どうして?前世の私は然程可愛くも美人でもなかったのに、男の子にはずっとちやほやされていたはず。違いは何?
散々考えて、ここには身分差があるってことに気が付いた。ヒロインはだいたい身分差を乗り越えるのだから、今まで大して身分を気にしてこなかったけれど、侯爵家のディートリヒに怒られたのが不味かったのか?
結局ベルンハルトにも会えないし、引きこもっている間にセレモニー期間になった。この時期は移動も宿も料金が高いのに、パパが私を心配して王都に出て来てくれていた。久し振りに部屋から出て、パパに会いに行って、早速泣きついた。
「ガロン侯爵家のディートリヒ様を怒らせただって!?それはまずいぞ、私ではどうにもできない!」
「そんな…」
あんまりな返事に絶句してしまった。
「何があった、詳しく話なさい」
夢の話は具体的に両親に話したことはなかった。小説で読んだ転生者たちは黙っている人が多かったから。だけど、全てを話すことにした。何としても話を元に戻すきっかけを知りたい。全てを話している間、パパは辛抱強く聞いてくれた。
「そりゃ…。相手の立場になって考えてみなさい、気持ち悪くないか?」
驚きと共に、怒りが自分の体を支配した。
「私が、運命の相手なのよ。気持ち悪いわけないじゃない!」
「そもそも何でヒロインが運命の相手なんだ。母さんの悪い影響が出ちゃったかなぁ。ヒロイン、良く聞きなさい。ここは現実で、母さんが好んで読んでいるような物語の中じゃない。ヒロインはしがない伯爵令嬢だ。それは申し訳ないとは思うが、わかるな?自分の思った通りに世界が動くわけじゃないんだよ。例え王族であったって、そんなことはできない」
納得できなかった。じゃあ、あの夢は何?両親と違うこの色は?何で私がヒロインじゃないの!?
「…そんな、はず、ない。私は夢で見たんだから!!」
「夢だろう?入学の時期さえ違っていたんだ。最初から夢の通りになんて、何一つなっていないじゃないか。覚えているという夢にしたって、とてもヒロインが幸せになっているとは思えないが…」
「き、きっと神様が私に失敗しないように夢を見せてくれたのよ!だって途中まではとっても楽しい夢なんだもん!」
「だけど、失敗していたんだろう?」
「でも、でも、夢と同じ人が、現実にいたんだよ…?」
「それでも、何一つ夢の通りにはなっていない、ここは夢の中じゃない。現実だ。
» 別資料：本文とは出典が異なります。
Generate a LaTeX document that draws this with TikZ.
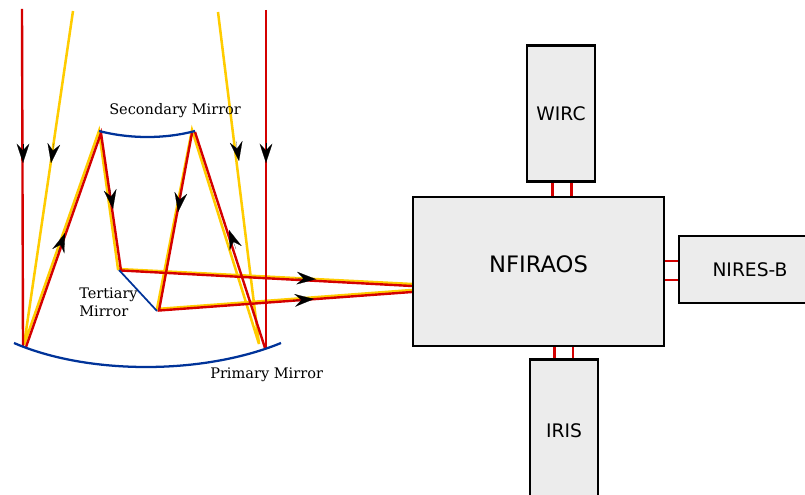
\documentclass[tikz,border=0pt]{standalone}
\usepackage{fontspec}
\setmainfont{DejaVu Serif}
\setsansfont{DejaVu Sans}
\usetikzlibrary{arrows.meta}

\definecolor{rayred}{rgb}{0.83,0,0}
\definecolor{rayyellow}{rgb}{1,0.8,0}
\definecolor{mirrorblue}{rgb}{0,0.2,0.6}
\definecolor{boxgrey}{rgb}{0.925,0.925,0.925}

\tikzset{
  redray/.style={draw=rayred,line width=1.8pt},
  yellowray/.style={draw=rayyellow,line width=1.9pt},
  mirror/.style={draw=mirrorblue,line width=1.7pt},
  flowtip/.style={-{Stealth[length=14.5pt,width=9.5pt,inset=5pt]},black,line width=0.1pt},
  link/.style={draw=rayred,line width=1.8pt},
  instr/.style={draw=black,fill=boxgrey,line width=1.8pt,inner sep=0pt,font=\sffamily\fontsize{14}{16}\selectfont},
  mirrorlabel/.style={inner sep=0pt,anchor=west,align=left,font=\fontsize{10.9}{13.5}\selectfont},
}

\begin{document}
\begin{tikzpicture}[x=0.75pt,y=0.75pt,yscale=-1,xscale=1]
\useasboundingbox (0,0) rectangle (805,495);
\clip (0,0) rectangle (805,495);

%Yellow rays
\draw [yellowray] (73,11) -- (24,345) -- (99,131) -- (118,269) -- (412,284) ;
\draw [yellowray] (218,12) -- (259,344) -- (192,130) -- (157,309) -- (412,290) ;
%Red rays
\draw [redray] (22,9) -- (23,346) ;
\draw [redray] (26,347) -- (101,133) -- (121,270.5) -- (412,286) ;
\draw [redray] (266,10) -- (266,348) ;
\draw [redray] (265,348) -- (195,132) ;
\draw [redray] (192,133) -- (159,310.5) -- (412,292) ;

%Mirrors
\draw [mirror] (14,343) .. controls (88,375) and (203,375) .. (281,343) ;
\draw [mirror] (99,131) .. controls (130,139) and (165,139) .. (195,131) ;
\draw [mirror,line width=1.3pt] (119,270) -- (157,311) ;

%Arrow heads along the rays
\foreach \ax/\ay/\bx/\by in {23/144/23/163,54/143/51/163,236/141/239/161,266/143/266/163,
  110/189/113/209,181/192/178/212,58/252/65/233,236/249/229/230,295/278/316/279.2,293/300.5/314/299}
  \draw [flowtip] (\ax,\ay) -- (\bx,\by) ;

%Instruments
\node [instr,minimum width=51pt,minimum height=102pt] (wirc) at (561,113.5) {\raisebox{-0.75pt}{WIRC}};
\node [instr,minimum width=188pt,minimum height=112pt,font=\sffamily\fontsize{17}{19}\selectfont] (nfiraos) at (538.5,271.5) {\raisebox{11.5pt}{NFIRAOS}};
\node [instr,minimum width=106.5pt,minimum height=50.5pt] (nires) at (750,269.5) {\raisebox{-4.5pt}{NIRES-B}};
\node [instr,minimum width=51pt,minimum height=107pt] (iris) at (564,431) {\raisebox{-0.75pt}{IRIS}};

%Links between instruments
\foreach \dx in {-6.4pt,7.9pt}
  \draw [link] ([xshift=\dx]wirc.south) -- ([xshift=\dx]wirc.south |- nfiraos.north) ;
\foreach \dx in {-7.1pt,6.8pt}
  \draw [link] ([xshift=\dx]iris.north) -- ([xshift=\dx]iris.north |- nfiraos.south) ;
\foreach \dy in {-6.4pt,7.9pt}
  \draw [link] ([yshift=\dy]nires.west) -- ([yshift=\dy]nires.west -| nfiraos.east) ;

% Text Node
\node [mirrorlabel] (secondary) at (109,110.5) {Secondary Mirror};
\node [mirrorlabel] (tertiary) at (79,302) {Tertiary\\Mirror};
\node [mirrorlabel] (primary) at (210,374.5) {Primary Mirror};

\end{tikzpicture}
\end{document}
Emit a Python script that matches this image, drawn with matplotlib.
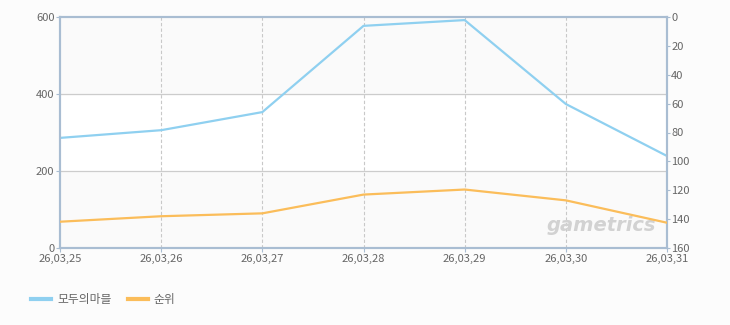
import numpy as np
import matplotlib
matplotlib.use("Agg")
import matplotlib.pyplot as plt
from matplotlib.lines import Line2D

plt.rcParams['font.family'] = ['Noto Sans CJK KR', 'DejaVu Sans']

dates = ["26,03,25", "26,03,26", "26,03,27", "26,03,28", "26,03,29", "26,03,30", "26,03,31"]
users = [286, 306, 353, 577, 592, 374, 239]
rank = [141.8, 138, 136, 123, 119.5, 127, 142.5]

blue = "#8fd0f0"
orange = "#fbbd5a"
edge = "#a9bdd2"
txt = "#666666"

fig = plt.figure(figsize=(7.3, 3.25), dpi=100, facecolor="#fcfcfc")
ax = fig.add_axes([60/730, 77/325, 607/730, 231/325])
ax.set_facecolor("white")
x = np.arange(len(dates))

# alternating bands
for lo, hi, c in [(0, 200, "#fafafa"), (200, 400, "white"), (400, 600, "#fafafa")]:
    ax.axhspan(lo, hi, color=c, zorder=0)
for yv in [200, 400]:
    ax.axhline(yv, color="#cccccc", lw=0.9, zorder=1)
for xv in x[1:-1]:
    ax.axvline(xv, color="#c8c8c8", lw=0.8, ls=(0, (3, 2)), zorder=1)

ax.plot(x, users, color=blue, lw=1.6, zorder=3)
ax.set_xlim(0, len(dates) - 1)
ax.set_ylim(0, 600)
ax.set_yticks([0, 200, 400, 600])
ax.set_xticks(x)
ax.set_xticklabels(dates)

ax2 = ax.twinx()
ax2.plot(x, rank, color=orange, lw=1.6, zorder=3)
ax2.set_ylim(160, 0)
ax2.set_yticks(range(0, 161, 20))

for a in (ax, ax2):
    for s in a.spines.values():
        s.set_color(edge)
        s.set_linewidth(1.5)
    a.tick_params(colors=txt, labelsize=8, length=3, width=0.8, pad=1)
    a.tick_params(axis='both', color=edge)
ax2.tick_params(axis='y', pad=1, length=2)

ax.text(0.982, 0.055, "gametrics", transform=ax.transAxes, ha="right", va="bottom",
        fontsize=14, fontweight="bold", style="italic", color="#d2d2d2",
        family="DejaVu Sans", zorder=2)

handles = [Line2D([], [], color=blue, lw=3), Line2D([], [], color=orange, lw=3)]
fig.legend(handles, ["모두의마블", "순위"], loc="lower left", bbox_to_anchor=(0.028, 0.025),
           ncol=2, frameon=False, fontsize=8.5, handlelength=1.7, handletextpad=0.5,
           columnspacing=1.4, labelcolor=txt)

fig.savefig("out.png", dpi=100, facecolor=fig.get_facecolor())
それこそ神様が失敗しないように見せてくれたんじゃないのか」
「…そんな…はずは…」
「神話にもなかったか?危機を警告される夢を見たという話が」
私は、私は乙女ゲームに転生したヒロインじゃないの?パパの話の衝撃が大きすぎて、その後も色々言っていたけれど、何も頭に入ってこなかった。
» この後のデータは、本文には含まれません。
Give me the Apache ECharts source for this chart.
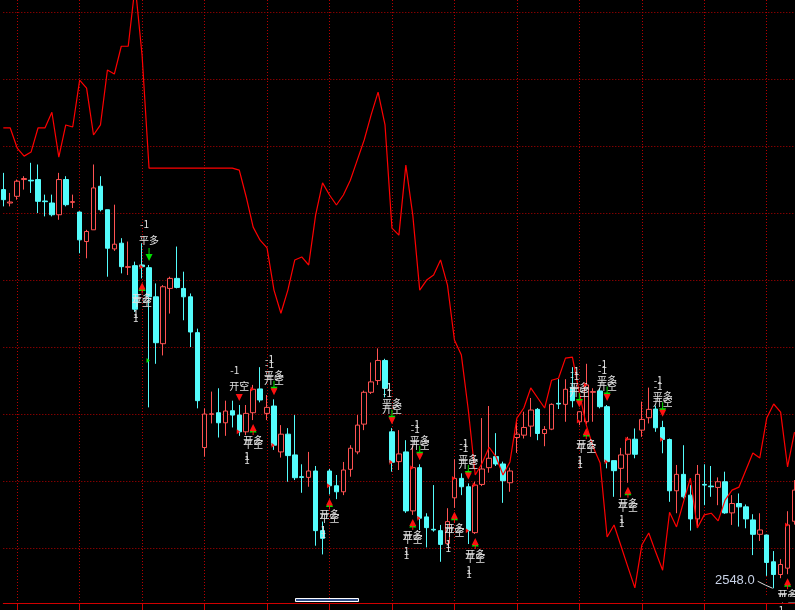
<!DOCTYPE html>
<html><head><meta charset="utf-8">
<script src="https://cdn.jsdelivr.net/npm/echarts@6/dist/echarts.min.js"></script>
<style>html,body{margin:0;padding:0;background:#000;}#c{width:795px;height:610px;}</style>
</head><body><div id="c"></div>
<script>
// ---- data ----
const categories = Array.from({length: 115}, (_, i) => 'K' + (i + 1));
const openP = [2667,2663,2665,2670,2669.8,2670,2663.6,2663,2659.5,2670,
2663.2,2660.3,2651.5,2655,2668,2661,2649.3,2651,2643.8,2644.3,
2644.5,2643.7,2635,2621,2637.5,2640.5,2637.5,2635,2624.3,2590,
2599.9,2600.4,2597.4,2601,2599.7,2594.7,2600.4,2607.5,2600.2,2602.4,
2588.7,2594,2587.8,2581.3,2581.1,2583,2565.2,2583,2578.6,2576.8,
2583.5,2588.7,2597,2606.5,2610,2616,2594.7,2585.8,2588.7,2571.1,
2584,2569.3,2565.6,2565.2,2561.4,2575,2580.8,2578.3,2564.6,2579,
2584,2587.3,2585.1,2579.5,2593,2593.7,2596.4,2601.4,2594.2,2595.5,
2603.2,2602.9,2608,2597.7,2597.7,2606.5,2606.9,2602.2,2586.1,2583.8,
2588,2592.5,2595.2,2598.9,2601.5,2596,2592.4,2577.1,2582,2575.8,
2568.7,2579,2578.5,2578.1,2579.8,2570.5,2573.3,2572.3,2568.4,2564.1,
2563.9,2555.9,2552.1,2554,2568];
const closeP = [2664,2663.3,2669.5,2670.3,2669.6,2663.5,2663.4,2659.5,2670,2662.5,
2663.4,2652,2654.5,2667.5,2661,2649.5,2650.7,2644,2644,2631.3,
2644,2635,2621.3,2638,2640.5,2637.8,2635,2624.5,2604,2600,
2600.1,2597.4,2600.9,2599.7,2594.7,2600.2,2607.4,2604.2,2602,2590.7,
2594,2587.6,2581,2581.1,2583,2565.2,2562.9,2578.6,2576.8,2583.3,
2589.8,2596.7,2606.5,2609.6,2616,2607.7,2585.6,2588.1,2571.1,2584,
2568.9,2566.1,2565.4,2561.1,2567.9,2580.8,2578.3,2565.2,2578.8,2583.6,
2586.8,2585.1,2580.1,2583,2594,2596,2601.2,2594.2,2595.4,2602.9,
2603,2607.4,2604,2600.7,2608.7,2606.7,2602.2,2585.8,2583.1,2587.8,
2592.5,2588,2598.4,2601.4,2595.9,2592.4,2577.1,2582,2575.3,2568.7,
2582,2578.8,2578.3,2579.8,2570.5,2573.3,2572.3,2568.7,2564.1,2565.4,
2555.7,2552.1,2555.1,2566.9,2577.3];
const lowP = [2662,2662,2664,2667,2666,2660,2659,2659,2658,2662,
2661.5,2648,2646.5,2655,2660.5,2641,2648.7,2642,2641.5,2630.5,
2640.5,2602,2615,2617.5,2630,2637.5,2628,2620,2601.7,2587.3,
2597.2,2593,2593.5,2596,2593.5,2593.7,2598.2,2603.5,2598.2,2589.3,
2587,2579.8,2580.3,2576.5,2578.3,2560.7,2558.1,2576,2574.6,2575.8,
2581.3,2588,2595.2,2606,2608.7,2605,2582.8,2583.3,2570.5,2569.9,
2565.4,2560.2,2564.9,2555.9,2561,2572,2575.8,2561.2,2564.2,2578.5,
2582.5,2584.5,2573.5,2576.8,2588.4,2592.7,2593.2,2592.2,2590.4,2595.2,
2601.5,2597.7,2602,2596.7,2597,2597.7,2601.7,2583.8,2575.3,2575.1,
2579.5,2586.8,2593.2,2597.2,2594.7,2588.3,2573.8,2570.4,2574.8,2565.2,
2566,2572.8,2575.3,2572.8,2570.2,2566.9,2566.4,2565.9,2557.9,2562.1,
2551.7,2548,2551,2552.2,2567];
const highP = [2672,2666,2670,2671,2675,2674.5,2665.5,2665.5,2672,2671,
2665.5,2660.5,2655,2674.5,2671,2661,2662.5,2652.5,2651.5,2645.5,
2651,2644.5,2639,2638.5,2641,2650,2642.5,2636,2625.5,2601.7,
2606.7,2607.7,2604,2604,2602.7,2602.7,2608.7,2614,2605.7,2604.4,
2596.7,2595.8,2599.7,2585,2588.7,2584.5,2567.9,2583.6,2581.8,2585.7,
2590.7,2599.7,2607,2615.4,2619.6,2616.5,2595.8,2595.2,2592.2,2590.7,
2585,2570.4,2578.8,2566.9,2571.9,2586.5,2582.3,2579.3,2579.8,2598.8,
2602.4,2594.3,2585.8,2584,2597.7,2600.7,2604.8,2601.8,2596.4,2603.2,
2610.4,2610.4,2614,2600.8,2615,2607.7,2607.8,2602.7,2586.1,2589.9,
2593.2,2595.7,2603.7,2607.9,2602.5,2598,2592.7,2584.8,2590.7,2578.8,
2584.8,2585,2584.5,2581.1,2582.8,2575.8,2576.3,2573,2570.1,2570.4,
2564,2559.1,2556.7,2571,2580.3];
const lineVals = [2685.4,2685.4,2679.4,2677,2678.2,2685.4,2685.4,2690.1,2676.7,2686.3,
2685.7,2699.7,2697.3,2683.3,2686.3,2702.7,2701.5,2709.8,2709.8,2728,
2707,2673.4,2673.4,2673.4,2673.4,2673.4,2673.4,2673.4,2673.4,2673.4,
2673.4,2673.4,2673.4,2673.4,2672.8,2664.8,2655.8,2651.9,2649.6,2637,
2630.1,2637,2646,2646.9,2644.5,2659.4,2669,2665.4,2662.4,2665.4,
2669.8,2675.8,2681.8,2689.3,2696.1,2686.3,2655.5,2653.4,2674.3,2659.4,
2637,2640,2641.5,2646,2638.5,2622.1,2617.6,2601.2,2581.8,2585.4,
2590.1,2587.2,2581.8,2585.7,2598.8,2601.8,2607.8,2604.8,2601.8,2610.1,
2610.7,2616.7,2617,2606.3,2596.7,2590.1,2585.4,2563.3,2566.9,2560.6,
2554.3,2548.1,2560.9,2564.5,2558.8,2553.4,2570.7,2566.3,2573.7,2580.9,
2566,2569.9,2570.4,2568.1,2574.3,2577.3,2578.2,2583.3,2588.4,2586.9,
2598.8,2603,2600.6,2584.2,2594.6];
// signals: BPK = 平空+开多, SPK = 平多+开空, SP = 平多, SK = 开空
const sigIdx  = [20,21,34,36,39,47,56,59,60,65,67,68,83,84,87,90,95,113];
const sigType = ['BPK','SP','SK','BPK','SPK','BPK','SPK','BPK','SPK','BPK','SPK','BPK','SPK','BPK','SPK','BPK','SPK','BPK'];
const sigFlag = [2644,2616,2594.7,2607.4,2590.7,2578.6,2585.6,2584,2568.9,2580.8,2565.2,2578.8,2597.9,2608.7,2585.8,2592.5,2592.4,2566.9];
const yGridVals = [2560,2580,2600,2620,2640,2660,2680,2700,2720];
const yRange = [2543.6, 2723.6];

// ---- chart ----
const UP = '#ff5252', DOWN = '#54fcfc', TXT = '#e2e2e2';
const FONT = '10px "Noto Sans CJK SC"';
const GRIDC = '#b80000';
const candleData = openP.map((o, i) => [o, closeP[i], lowP[i], highP[i]]);
let minI = 0;
lowP.forEach((v, i) => { if (v < lowP[minI]) minI = i; });

function tri(cx, tip, dir, color) { // dir -1: pointing down, 1: pointing up
  const b = tip + (dir > 0 ? 7 : -7);
  return {type: 'polygon', shape: {points: [[cx - 3.5, b], [cx + 3.5, b], [cx, tip]]}, style: {fill: color}};
}
function txt(x, y, s, align) {
  return {type: 'text', style: {x: x, y: y, text: s, fill: TXT, font: FONT, align: align || 'center', verticalAlign: 'middle'}};
}
function renderSignal(params, api) {
  const k = params.dataIndex;
  const type = sigType[k];
  const i = sigIdx[k];
  const sell = type[0] === 'S';
  const a = api.coord([i, sell ? highP[i] : lowP[i]]);
  const f = api.coord([i, sigFlag[k]]);
  const x = a[0];
  const ch = [];
  if (sell) {
    const tip = a[1] - 4;
    if (type === 'SPK' || type === 'SP') {
      const d = -5.5, da = type === 'SPK' ? -1.5 : 0;
      ch.push({type: 'line', shape: {x1: x, y1: tip + da - 13, x2: x, y2: tip + da - 6}, style: {stroke: '#00e000', lineWidth: 1}});
      ch.push(tri(x, tip + da, -1, '#00e000'));
      ch.push(txt(x, tip - 15 + d, '平多'));
      ch.push(txt(x - 9, tip - 31 + d, '-1', 'left'));
    }
    if (type === 'SPK' || type === 'SK') {
      ch.push(tri(x, tip, -1, '#ff1010'));
      ch.push(txt(x, tip - 15, '开空'));
      ch.push(txt(x - 9, tip - 31, '-1', 'left'));
    }
  } else {
    const tip = a[1] + 4;
    ch.push(tri(x, tip + 1.5, 1, '#00e000'));
    ch.push(txt(x, tip + 20, '平空'));
    ch.push(txt(x - 9, tip + 36, '1', 'left'));
    ch.push({type: 'line', shape: {x1: x, y1: tip + 6, x2: x, y2: tip + 11}, style: {stroke: '#ff1010', lineWidth: 1}});
    ch.push(tri(x, tip, 1, '#ff1010'));
    ch.push(txt(x, tip + 16, '开多'));
    ch.push(txt(x - 9, tip + 32, '1', 'left'));
  }
  ch.push({type: 'polygon', shape: {points: [[x - 2.5, f[1] - 2.5], [x - 2.5, f[1] + 2.5], [x + 0.8, f[1]]]},
           style: {fill: type === 'SP' ? '#00e000' : '#ff1010'}});
  return {type: 'group', children: ch};
}
function renderLow(params, api) {
  const p = api.coord([api.value(0), api.value(1)]);
  return {type: 'group', children: [
    {type: 'polyline', shape: {points: [[p[0] - 1, p[1]], [p[0] - 8, p[1] - 3], [p[0] - 16, p[1] - 7]]}, style: {stroke: '#d8d8d8', lineWidth: 1, fill: null}},
    {type: 'text', style: {x: p[0] - 19, y: p[1] - 8, text: api.value(1).toFixed(1), fill: '#c8d2e6', font: '13px "Liberation Sans"', align: 'right', verticalAlign: 'middle'}}
  ]};
}
const gridTick = (idx) => (idx - 2) % 9 === 0;

const chart = echarts.init(document.getElementById('c'), null, {renderer: 'canvas'});
chart.setOption({
  backgroundColor: '#000',
  animation: false,
  grid: {left: 3.3, right: 0.5, top: 0, bottom: 7, containLabel: false},
  xAxis: {
    type: 'category', data: categories, boundaryGap: false,
    axisLine: {lineStyle: {color: '#d00000', width: 1}},
    axisTick: {show: true, length: 7, interval: gridTick, lineStyle: {color: '#d00000'}},
    axisLabel: {show: false},
    splitLine: {show: true, interval: gridTick, lineStyle: {color: GRIDC, type: [1, 2], width: 1}}
  },
  yAxis: {
    type: 'value', min: yRange[0], max: yRange[1],
    axisLine: {show: false}, axisTick: {show: false}, axisLabel: {show: false},
    splitLine: {show: false}
  },
  series: [
    {type: 'candlestick', data: candleData, barWidth: 5, clip: false, z: 2,
     itemStyle: {color: '#000', color0: DOWN, borderColor: UP, borderColor0: DOWN, borderWidth: 1}},
    {type: 'line', data: lineVals, showSymbol: false, symbol: 'none', z: 3, clip: true,
     lineStyle: {color: '#ff0000', width: 1.2},
     markLine: {silent: true, symbol: ['none', 'none'], label: {show: false}, z: 1,
       lineStyle: {color: GRIDC, type: [1, 2], width: 1},
       emphasis: {disabled: true},
       data: yGridVals.map(v => ({yAxis: v}))}},
    {type: 'custom', renderItem: renderSignal, z: 5, clip: false,
     data: sigIdx.map((i, k) => [i, sigFlag[k]]), encode: {x: 0, y: 1}},
    {type: 'custom', renderItem: renderLow, z: 5, clip: false,
     data: [[minI, lowP[minI]]], encode: {x: 0, y: 1}}
  ],
  graphic: [
    {type: 'rect', z: 100, shape: {x: 760, y: 597, width: 35, height: 5.5}, style: {fill: '#000'}},
    {type: 'rect', z: 101, shape: {x: 295.5, y: 598.5, width: 63, height: 3}, style: {fill: '#2c4a86', stroke: '#ffffff', lineWidth: 1}}
  ]
});
</script></body></html>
娘が呆然としている間に慌てて領地へ連れ帰り、妻と娘の今後をじっくり相談した。娘は妻と同じで物語が大好きで、二人で創作を楽しんでいる姿を微笑ましいと思っていた。
「私は創作のつもりだったのだけれど、あの子はそうじゃなかったのね…」
「夢で見たことが現実で起こっていると言っていた。聞いた限りではどれも悲惨な末路だったよ。もし、本当に同じことが起こるなら、ヒロインは破滅だ」
「何てこと!あれかしら…。もし、もしもよ…。神話にある警告夢だとしたら、あの子は…」
「私もそれくらいしか思い至らなかった。もし本当に警告夢だとすると…」
病気療養を理由に、長期休暇届を学院へ提出した。夏休みが明けるまで様子を見て、回復の兆しが見られない様なら病院へ入れることにした。
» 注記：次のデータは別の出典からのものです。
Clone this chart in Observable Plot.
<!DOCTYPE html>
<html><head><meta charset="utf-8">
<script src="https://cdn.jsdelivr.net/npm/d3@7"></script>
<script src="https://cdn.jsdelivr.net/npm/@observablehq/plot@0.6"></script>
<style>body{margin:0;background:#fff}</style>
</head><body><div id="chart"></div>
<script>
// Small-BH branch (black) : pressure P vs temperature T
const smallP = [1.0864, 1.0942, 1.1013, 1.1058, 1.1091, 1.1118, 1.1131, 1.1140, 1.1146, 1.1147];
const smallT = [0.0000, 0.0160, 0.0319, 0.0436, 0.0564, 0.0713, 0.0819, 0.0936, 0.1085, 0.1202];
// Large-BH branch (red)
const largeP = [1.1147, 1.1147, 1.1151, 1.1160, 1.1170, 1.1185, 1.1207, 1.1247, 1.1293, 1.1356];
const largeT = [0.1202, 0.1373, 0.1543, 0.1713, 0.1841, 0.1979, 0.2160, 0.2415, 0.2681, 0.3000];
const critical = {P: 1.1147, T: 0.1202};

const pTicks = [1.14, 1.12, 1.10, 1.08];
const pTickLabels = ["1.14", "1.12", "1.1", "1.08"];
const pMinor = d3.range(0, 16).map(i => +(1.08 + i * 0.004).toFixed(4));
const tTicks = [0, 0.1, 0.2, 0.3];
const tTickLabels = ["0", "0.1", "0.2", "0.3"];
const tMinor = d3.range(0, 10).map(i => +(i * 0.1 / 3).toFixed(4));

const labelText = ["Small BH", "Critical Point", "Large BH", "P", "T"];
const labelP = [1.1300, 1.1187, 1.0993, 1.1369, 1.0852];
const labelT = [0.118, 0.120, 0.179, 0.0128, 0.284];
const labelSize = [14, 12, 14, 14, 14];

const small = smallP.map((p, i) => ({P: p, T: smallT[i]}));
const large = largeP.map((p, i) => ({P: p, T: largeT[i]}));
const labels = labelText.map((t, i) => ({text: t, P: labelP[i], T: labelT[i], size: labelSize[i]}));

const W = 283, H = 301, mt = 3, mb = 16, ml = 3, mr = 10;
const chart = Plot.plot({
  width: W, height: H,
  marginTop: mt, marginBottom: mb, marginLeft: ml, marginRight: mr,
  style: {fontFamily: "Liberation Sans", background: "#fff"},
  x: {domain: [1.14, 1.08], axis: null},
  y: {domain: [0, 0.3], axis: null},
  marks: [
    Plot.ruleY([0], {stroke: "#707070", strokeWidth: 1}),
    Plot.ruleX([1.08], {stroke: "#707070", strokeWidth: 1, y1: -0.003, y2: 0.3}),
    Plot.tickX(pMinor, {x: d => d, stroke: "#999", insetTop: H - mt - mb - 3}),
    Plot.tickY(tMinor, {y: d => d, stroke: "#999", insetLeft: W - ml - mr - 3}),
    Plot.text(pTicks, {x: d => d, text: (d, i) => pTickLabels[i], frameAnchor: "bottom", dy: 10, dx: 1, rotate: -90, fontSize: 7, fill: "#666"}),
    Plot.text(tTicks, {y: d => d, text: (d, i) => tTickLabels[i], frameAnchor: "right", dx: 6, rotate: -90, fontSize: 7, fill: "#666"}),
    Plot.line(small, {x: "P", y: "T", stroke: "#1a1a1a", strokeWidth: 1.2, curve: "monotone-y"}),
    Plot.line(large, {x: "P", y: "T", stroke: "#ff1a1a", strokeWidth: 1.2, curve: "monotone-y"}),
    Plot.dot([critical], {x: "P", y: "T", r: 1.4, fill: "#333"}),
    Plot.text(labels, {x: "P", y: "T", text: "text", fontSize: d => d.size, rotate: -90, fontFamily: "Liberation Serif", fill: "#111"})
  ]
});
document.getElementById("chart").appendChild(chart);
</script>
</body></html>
気が付いたら、パパに領地に連れ帰られていた。弟に、キモッと言われた。私がキモいわけないじゃない。周囲に愛されるヒロインなのに。パパが役に立たないなら、どうやって話を元に戻せばいい?
「ねぇ、父さん。姉ちゃんに何があったの?毎日ブツブツ言っていて、まじでキモい。さっき、私は周囲に愛されるヒロインとか言ってたぞ」
父は深い深いため息をついた。
「父さんにも良くわからないんだが、自分が世界の主人公だと思っているみたいなんだ」
「何それ、まじでやべぇ!」
「…しばらく様子を見て、ダメなようだったら病院に入れる。ヒーロ、こんな言い方は良くないが、姉さんがおかしくなっていることは周囲には言うなよ」
「言わないよ。恥ずかしいもん。元々妄想激しかったしさ」
「そうか…」
妻が根気強く娘と会話をしたが、回復の兆しが見られなかった。仕事でほとんど家にいない私と違って、妻も息子もそろそろ限界に近い。予定より早くヒロインを病院に入れる検討をしていたら、社交で王都へ行っている友人から連絡があった。
公爵家派閥の令嬢が、ベルンハルト殿下の婚約者候補から外されたのは、ヒロインのせいだと言っていると噂が流れていたと教えて貰った。まず過ぎる。有力な伯爵家になど伝手がないので詫び状も書けない。
学院の夏休みが終わる頃、私は学院ではなく見慣れない施設に連れて来られていた。
「パパ、ここどこ?学院じゃないの?」
「ヒロインに前みたいに元気になって欲しいからここへ来たんだ」
質問には答えてくれず、建物の中へ連れて行かれて、診察室へ通された。私は病気じゃないし、もし病気だと思うなら癒しの魔法を使える人を家へ呼んでくれたらいいだけなのに。わざわざこちらから出向かなきゃいけなくて、こんな大きな診療所を構えているってことは、この人は凄い有名な魔法師ってこと?
私の予想は全然違っていた。この世界で唯一、癒しの魔法が効かない病気を治す施設に置き去りにされていた。それは心の病。精神病だ。これではイケメンどころではない。
気が付いたら堅牢な個室に閉じ込められた状態になっていた。魔法で扉を破ろうとしたが、魔法が発動できなくなっている。さっき検査の為にとつけられたアンクレットが原因だと思って、外そうとしても外せなかった。
「私は頭がおかしいわけじゃないわ!ここから出して!」
「あの患者、元気ですね。ずっと叫んでいます。鎮静の魔法でもかけますか?」
「そうだね。傍から見たらどれほどおかしくても、自分はまともだと思っているタイプなんだろうね。彼女は妄想癖で、自分が世界の主人公だと思ってしまっているらしいよ」
「充分おかしいですね」
「まずはここが現実だと自覚することから始めなきゃだよねー」
「そうですね。今までにない珍しいタイプですから、試行錯誤しなくてはいけませんね」
「ヒロインさ~ん、今日の体調はどうですか?」
「いいわけないじゃない!早くここから出してよ!」
「元気になったら出られますからね~」
適当なことを言う人なんて信用できない!
こんなことになるなら、以前と同じように上を狙わず、周囲にいる適当な男を侍らせておけば良かった。そうと決まればさっさとここを出て、復学しなきゃ。こんな所で人生が終わるなんて嫌!